==== Records provided ====

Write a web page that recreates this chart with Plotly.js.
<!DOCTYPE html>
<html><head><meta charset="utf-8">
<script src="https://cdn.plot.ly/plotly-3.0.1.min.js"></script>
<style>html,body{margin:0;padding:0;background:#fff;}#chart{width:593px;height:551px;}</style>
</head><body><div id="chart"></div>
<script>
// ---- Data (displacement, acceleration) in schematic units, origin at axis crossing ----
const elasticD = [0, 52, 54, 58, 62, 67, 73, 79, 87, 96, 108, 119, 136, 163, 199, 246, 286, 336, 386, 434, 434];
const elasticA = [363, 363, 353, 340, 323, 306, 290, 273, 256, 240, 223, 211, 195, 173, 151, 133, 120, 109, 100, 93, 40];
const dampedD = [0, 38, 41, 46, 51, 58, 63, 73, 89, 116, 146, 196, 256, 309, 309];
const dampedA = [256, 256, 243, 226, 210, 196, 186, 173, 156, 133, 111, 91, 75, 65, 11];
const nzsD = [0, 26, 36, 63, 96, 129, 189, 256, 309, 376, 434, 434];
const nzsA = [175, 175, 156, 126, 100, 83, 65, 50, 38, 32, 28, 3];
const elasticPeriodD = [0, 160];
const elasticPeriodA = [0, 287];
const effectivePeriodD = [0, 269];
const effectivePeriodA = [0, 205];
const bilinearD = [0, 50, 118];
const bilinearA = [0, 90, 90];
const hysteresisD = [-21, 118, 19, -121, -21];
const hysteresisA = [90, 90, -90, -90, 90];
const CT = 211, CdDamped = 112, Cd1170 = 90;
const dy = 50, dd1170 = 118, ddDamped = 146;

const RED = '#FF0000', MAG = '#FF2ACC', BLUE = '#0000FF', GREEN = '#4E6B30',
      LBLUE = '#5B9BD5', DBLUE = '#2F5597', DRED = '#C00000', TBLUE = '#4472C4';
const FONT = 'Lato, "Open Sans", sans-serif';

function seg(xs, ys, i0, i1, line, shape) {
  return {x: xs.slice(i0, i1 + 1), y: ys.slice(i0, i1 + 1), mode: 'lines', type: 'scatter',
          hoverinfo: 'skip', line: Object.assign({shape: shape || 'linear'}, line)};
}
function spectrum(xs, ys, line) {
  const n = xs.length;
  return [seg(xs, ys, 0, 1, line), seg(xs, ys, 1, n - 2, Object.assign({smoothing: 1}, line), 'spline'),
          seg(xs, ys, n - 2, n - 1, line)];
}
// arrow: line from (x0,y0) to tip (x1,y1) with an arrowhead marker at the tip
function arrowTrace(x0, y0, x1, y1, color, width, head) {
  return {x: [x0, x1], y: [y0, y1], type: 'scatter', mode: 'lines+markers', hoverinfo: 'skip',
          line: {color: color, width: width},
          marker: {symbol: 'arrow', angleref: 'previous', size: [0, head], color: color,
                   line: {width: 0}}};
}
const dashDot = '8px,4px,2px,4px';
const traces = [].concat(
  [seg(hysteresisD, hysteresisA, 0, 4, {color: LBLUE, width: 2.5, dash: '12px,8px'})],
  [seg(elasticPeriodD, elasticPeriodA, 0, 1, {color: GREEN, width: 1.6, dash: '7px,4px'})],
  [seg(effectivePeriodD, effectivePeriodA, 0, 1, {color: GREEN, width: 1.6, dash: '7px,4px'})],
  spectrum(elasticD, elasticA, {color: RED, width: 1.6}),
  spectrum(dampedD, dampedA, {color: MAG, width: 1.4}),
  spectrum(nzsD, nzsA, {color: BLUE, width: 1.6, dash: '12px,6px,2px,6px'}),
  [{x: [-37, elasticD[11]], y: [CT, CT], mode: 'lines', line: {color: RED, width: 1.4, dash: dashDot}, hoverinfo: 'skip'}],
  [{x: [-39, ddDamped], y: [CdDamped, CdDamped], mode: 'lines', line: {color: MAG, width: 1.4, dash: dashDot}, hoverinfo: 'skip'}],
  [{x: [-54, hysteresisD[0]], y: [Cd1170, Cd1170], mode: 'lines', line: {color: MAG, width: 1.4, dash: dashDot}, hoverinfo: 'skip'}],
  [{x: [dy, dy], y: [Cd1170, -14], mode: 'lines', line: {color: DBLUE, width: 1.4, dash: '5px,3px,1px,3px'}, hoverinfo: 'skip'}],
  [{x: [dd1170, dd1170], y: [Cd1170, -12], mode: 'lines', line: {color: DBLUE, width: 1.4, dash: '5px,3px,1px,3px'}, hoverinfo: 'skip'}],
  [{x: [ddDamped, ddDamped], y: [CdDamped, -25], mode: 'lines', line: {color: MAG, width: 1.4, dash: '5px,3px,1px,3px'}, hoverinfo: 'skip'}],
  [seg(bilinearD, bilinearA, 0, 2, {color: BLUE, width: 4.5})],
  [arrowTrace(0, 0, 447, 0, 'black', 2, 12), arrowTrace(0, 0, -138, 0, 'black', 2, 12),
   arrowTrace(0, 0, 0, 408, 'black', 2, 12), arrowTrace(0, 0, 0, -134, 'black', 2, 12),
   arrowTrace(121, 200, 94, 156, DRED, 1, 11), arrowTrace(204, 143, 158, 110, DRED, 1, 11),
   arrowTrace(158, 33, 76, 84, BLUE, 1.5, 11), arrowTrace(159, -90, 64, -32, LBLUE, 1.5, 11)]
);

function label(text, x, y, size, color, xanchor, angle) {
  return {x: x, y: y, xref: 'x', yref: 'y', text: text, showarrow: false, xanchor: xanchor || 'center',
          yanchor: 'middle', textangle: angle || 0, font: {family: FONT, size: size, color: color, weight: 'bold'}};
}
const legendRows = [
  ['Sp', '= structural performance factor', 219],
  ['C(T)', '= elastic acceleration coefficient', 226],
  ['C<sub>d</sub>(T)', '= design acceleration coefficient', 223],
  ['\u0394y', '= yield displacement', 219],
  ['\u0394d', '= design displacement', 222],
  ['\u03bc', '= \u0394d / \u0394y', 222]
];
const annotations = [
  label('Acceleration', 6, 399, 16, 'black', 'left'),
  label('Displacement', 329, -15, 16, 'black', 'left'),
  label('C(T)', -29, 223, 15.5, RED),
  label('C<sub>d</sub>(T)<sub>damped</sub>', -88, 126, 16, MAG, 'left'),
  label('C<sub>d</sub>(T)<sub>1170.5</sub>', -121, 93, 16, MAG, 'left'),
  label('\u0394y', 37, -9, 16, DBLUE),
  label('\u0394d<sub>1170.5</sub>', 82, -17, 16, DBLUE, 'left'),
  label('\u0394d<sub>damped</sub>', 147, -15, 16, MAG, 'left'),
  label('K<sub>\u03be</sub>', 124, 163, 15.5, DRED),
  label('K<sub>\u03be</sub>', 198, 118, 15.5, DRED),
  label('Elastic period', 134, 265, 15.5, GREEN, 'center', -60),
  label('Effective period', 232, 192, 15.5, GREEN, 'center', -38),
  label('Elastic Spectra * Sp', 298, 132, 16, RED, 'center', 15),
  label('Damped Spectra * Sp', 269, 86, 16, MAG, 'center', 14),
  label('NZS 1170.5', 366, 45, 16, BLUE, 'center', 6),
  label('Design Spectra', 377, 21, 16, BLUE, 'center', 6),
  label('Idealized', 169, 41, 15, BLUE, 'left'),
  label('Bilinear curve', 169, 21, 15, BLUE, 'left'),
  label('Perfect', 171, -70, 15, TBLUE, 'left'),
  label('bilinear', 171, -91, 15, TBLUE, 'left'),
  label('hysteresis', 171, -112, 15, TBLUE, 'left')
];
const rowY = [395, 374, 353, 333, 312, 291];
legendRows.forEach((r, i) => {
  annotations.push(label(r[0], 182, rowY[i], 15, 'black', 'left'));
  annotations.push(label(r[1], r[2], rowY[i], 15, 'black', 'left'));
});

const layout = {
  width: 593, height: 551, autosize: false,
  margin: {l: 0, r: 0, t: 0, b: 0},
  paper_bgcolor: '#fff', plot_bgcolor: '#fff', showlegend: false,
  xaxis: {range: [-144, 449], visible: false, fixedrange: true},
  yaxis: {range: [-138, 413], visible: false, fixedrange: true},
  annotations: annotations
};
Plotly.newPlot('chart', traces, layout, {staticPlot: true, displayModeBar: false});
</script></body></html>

====
==== Records provided ====

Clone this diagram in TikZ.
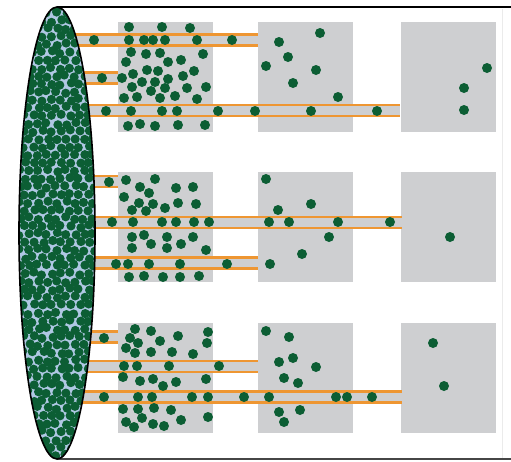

====

▶ _Written exercise_
Copy, from the material above, each line in which the string "this" occurs.

▶ _Reply to the exercise_
Write a web page that recreates this chart with Plotly.js.
Clone this diagram in TikZ.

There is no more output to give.